こういう作風の人って他であんまり出くわしたことがないなあ・・・。例えばヒロインであり一応敵でもある戦姫エレンの印象的なセリフでも抜き出しておきたいんですけど、とんと思いつかないという・・・出版元がMF文庫だという事を考えればとんでもない作家さんなんじゃないかという気がしてきました。
なんですかね、ヒロインたちは「あっちの行動と、こっちで起こった行動を組み合わせてみると、ギャップがあって凄く可愛い」とかそういう見せ方なんです。だから一カ所だけとか部分単位で抜き出してもあんまりその良さが伝わってくれないんですよね。

話の方は

捕虜になってしまったティグルと、彼の弓に惚れ込んだ戦姫エレン、公私に渡ってエレンを補佐する一見堅物の女騎士リム、ティグルの帰りを待ちわびる故郷アルサスの面々と、ティグルに昔から仕え続ける妹のような可愛い娘のティッタ、といった面々を中心に進みます。

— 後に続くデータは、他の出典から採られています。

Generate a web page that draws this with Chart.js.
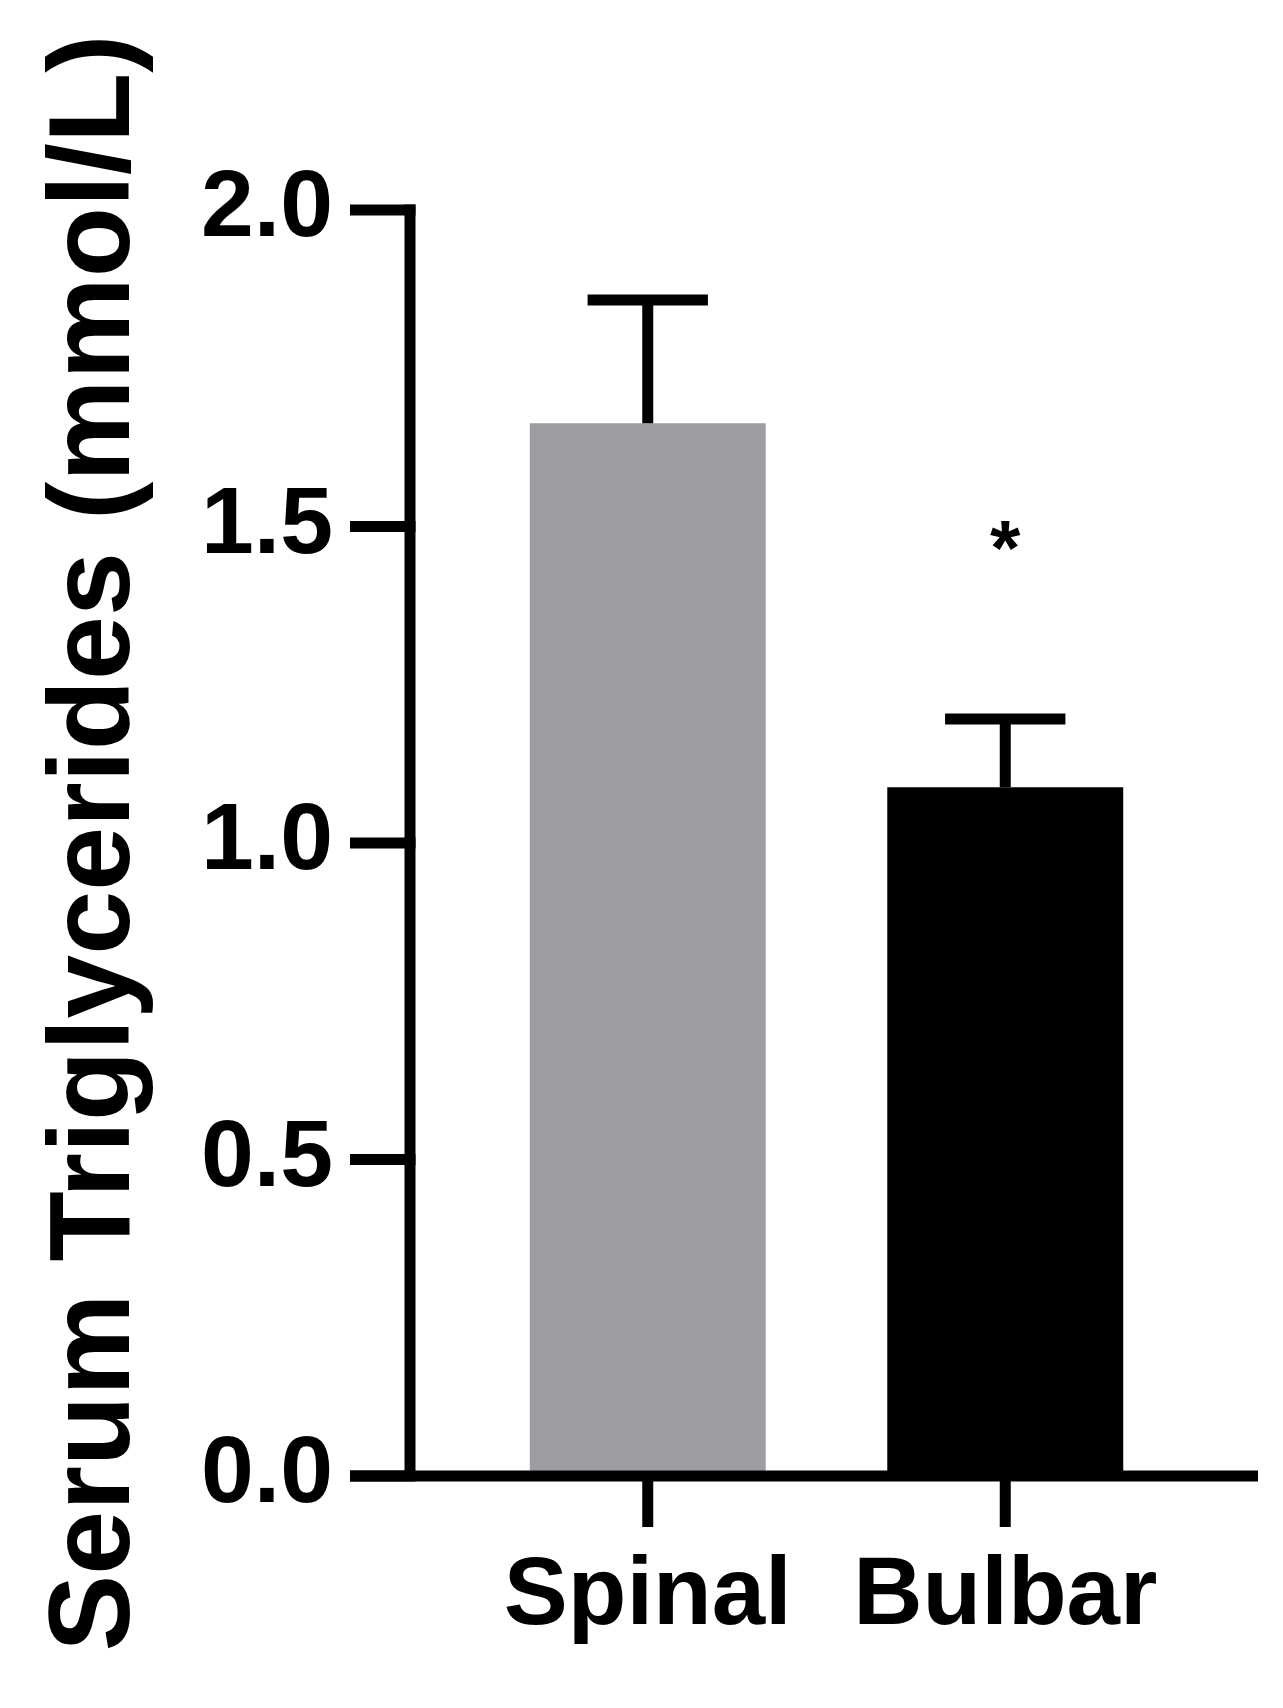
<!DOCTYPE html>
<html>
<head>
<meta charset="utf-8">
<script src="https://cdn.jsdelivr.net/npm/chart.js@4"></script>
<style>
    html, body { margin: 0; padding: 0; background: #ffffff; }
    canvas { display: block; }
</style>
</head>
<body>
<canvas id="tgChart" width="1283" height="1708"></canvas>
<script>
// Data
const groups = ['Spinal', 'Bulbar'];
const meanTG = [1.663, 1.088];
const semTG = [0.195, 0.108];
const sigMarks = ['', '*'];
const yTicks = [0, 0.5, 1.0, 1.5, 2.0];

const FONT = "'Liberation Sans', Arial, sans-serif";
const LINE_W = 11;
const AXIS_GAP = 59;    // y axis line sits left of the first category
const TICK_LEN = 60;

// draws the prism-style axes, error bars and significance marks
const prismPlugin = {
    id: 'prism',
    afterDatasetsDraw(chart) {
        const ctx = chart.ctx;
        const xs = chart.scales.x;
        const ys = chart.scales.y;
        const area = chart.chartArea;
        const meta = chart.getDatasetMeta(0);
        const y0 = ys.getPixelForValue(0);
        const yTop = ys.getPixelForValue(yTicks[yTicks.length - 1]);
        const axisX = area.left - AXIS_GAP;

        ctx.save();
        ctx.strokeStyle = '#000';
        ctx.fillStyle = '#000';
        ctx.lineWidth = LINE_W;
        ctx.lineCap = 'butt';

        // error bars (upper only)
        meta.data.forEach((bar, i) => {
            const yMean = ys.getPixelForValue(meanTG[i]);
            const yErr = ys.getPixelForValue(meanTG[i] + semTG[i]);
            const half = bar.width * 0.255;
            ctx.beginPath();
            ctx.moveTo(bar.x, yMean);
            ctx.lineTo(bar.x, yErr);
            ctx.stroke();
            ctx.beginPath();
            ctx.moveTo(bar.x - half, yErr);
            ctx.lineTo(bar.x + half, yErr);
            ctx.stroke();

            if (sigMarks[i]) {
                ctx.font = 'bold 78px ' + FONT;
                ctx.textAlign = 'center';
                ctx.textBaseline = 'middle';
                ctx.fillText(sigMarks[i], bar.x, yErr - 165);
            }
        });

        // y axis
        ctx.beginPath();
        ctx.moveTo(axisX, yTop - LINE_W / 2);
        ctx.lineTo(axisX, y0);
        ctx.stroke();
        ys.ticks.forEach(t => {
            const py = ys.getPixelForValue(t.value);
            ctx.beginPath();
            ctx.moveTo(axisX - TICK_LEN, py);
            ctx.lineTo(axisX + LINE_W / 2, py);
            ctx.stroke();
        });

        // x axis
        ctx.beginPath();
        ctx.moveTo(axisX - TICK_LEN, y0);
        ctx.lineTo(1258, y0);
        ctx.stroke();
        groups.forEach((g, i) => {
            const px = xs.getPixelForValue(i);
            ctx.beginPath();
            ctx.moveTo(px, y0);
            ctx.lineTo(px, y0 + 51);
            ctx.stroke();
        });
        ctx.restore();
    }
};

new Chart(document.getElementById('tgChart'), {
    type: 'bar',
    data: {
        labels: groups,
        datasets: [{
            data: meanTG,
            backgroundColor: ['#9d9da1', '#000000'],
            borderWidth: 0,
            barPercentage: 0.66,
            categoryPercentage: 1.0
        }]
    },
    options: {
        responsive: false,
        animation: false,
        events: [],
        layout: {
            padding: { top: 210, right: 99, bottom: 0, left: 0 }
        },
        plugins: {
            legend: { display: false },
            tooltip: { enabled: false }
        },
        scales: {
            x: {
                grid: { display: false, drawTicks: false },
                border: { display: false },
                ticks: {
                    color: '#000',
                    padding: 64,
                    maxRotation: 0,
                    font: { family: FONT, size: 96, weight: 'bold' }
                },
                afterFit(scale) { scale.height = 232; }
            },
            y: {
                min: 0,
                max: 2,
                grid: { display: false, drawTicks: false },
                border: { display: false },
                afterBuildTicks(scale) {
                    scale.ticks = yTicks.map(v => ({ value: v }));
                },
                ticks: {
                    color: '#000',
                    padding: 136,
                    font: { family: FONT, size: 95, weight: 'bold' },
                    callback: v => Number(v).toFixed(1)
                },
                title: {
                    display: true,
                    text: 'Serum Triglycerides (mmol/L)',
                    color: '#000',
                    padding: { top: 40, bottom: 0 },
                    font: { family: FONT, size: 115, weight: 'bold', lineHeight: 1 }
                },
                afterFit(scale) { scale.width = 469; }
            }
        }
    },
    plugins: [prismPlugin]
});
</script>
</body>
</html>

さらに話が進んでいくと、序盤で起こった戦争に敗北したことで内部に潜んでいた問題が噴出し始めたティグルの故国であるブリューヌ王国と、七人もの戦姫を擁しながらも版図の拡大を行えないジスタート王国に共通する「仕えるに値する王の不在」という構図が見えてきます。そうするとタイトルに含まれる「魔弾の王」という言葉が気になってくるのですが・・・どうなるんですかね。

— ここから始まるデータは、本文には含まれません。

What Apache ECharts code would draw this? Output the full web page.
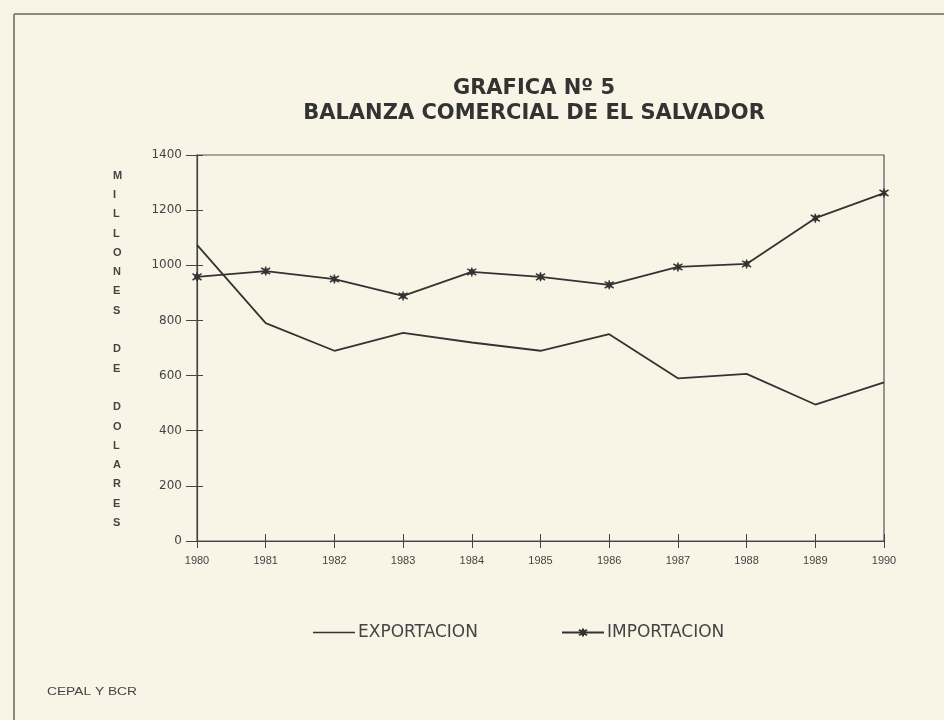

よく考えてみると「ライタークロイス」でも侍女と王女の恋の鞘当てが楽しかったですが、今回もどうやらエレンがティグルに向ける視線は物語後半になればなるほど徐々に怪しくなりますし、ティッタはもうティグルが帰ってくるためには水垢離でもお百度参りでもなんでもやってしまう程にガチなので、基本この二人が衝突するんでしょうねぇ・・・モテる男はいいなあ・・・。

総合

うーん? 星3つ、いやまあ4つ・・・なん?
あくまでMF文庫から出版されているファンタジー系戦記ものとしてはという条件付きですが、ライトノベル読者の比較的広い層が安心して楽しめる作りになっているんじゃないかと思いますね(萌えとノリに走りきらないという意味で)。無茶な設定がありすぎて読んでいる最中で心が萎えてしまうような事もなく、最後まで一定のペースで楽しむことが出来ました。

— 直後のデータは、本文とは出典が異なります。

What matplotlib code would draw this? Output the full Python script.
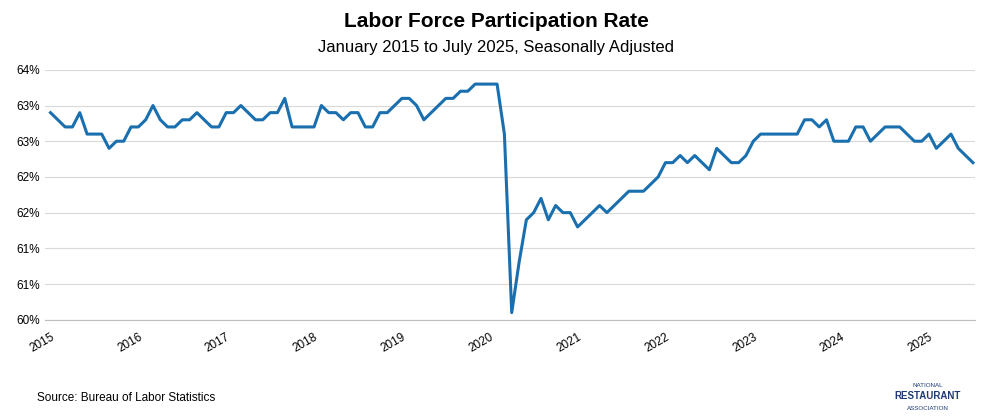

実はアマゾンのレビューが好評だったみたいだから買ってみる気になったという珍しい本なんですが、まあ頷ける出来だったと思います。本格ファンタジーとか本格戦記ものとか言ったら完全に嘘ですが、ライトノベルならそれに萌えとご都合主義を足して一冊書き上がるといういかにもラノベらしい作品でした。2巻にも期待したいところですね。
イラストはよし☆ヲ氏です。が、全然魅力を感じなかったですね。特別手を抜いているという感じはしませんでしたが、男性キャラ(絵になっているのはティグルだけですが)の優男っぷりはいっそマヌケに見えましたし、女の子の絵にも個性が感じられなくて「チェンジ」と言いたくなりましたね。まあ単に私の絵の好みの問題なんでしょうけど・・・。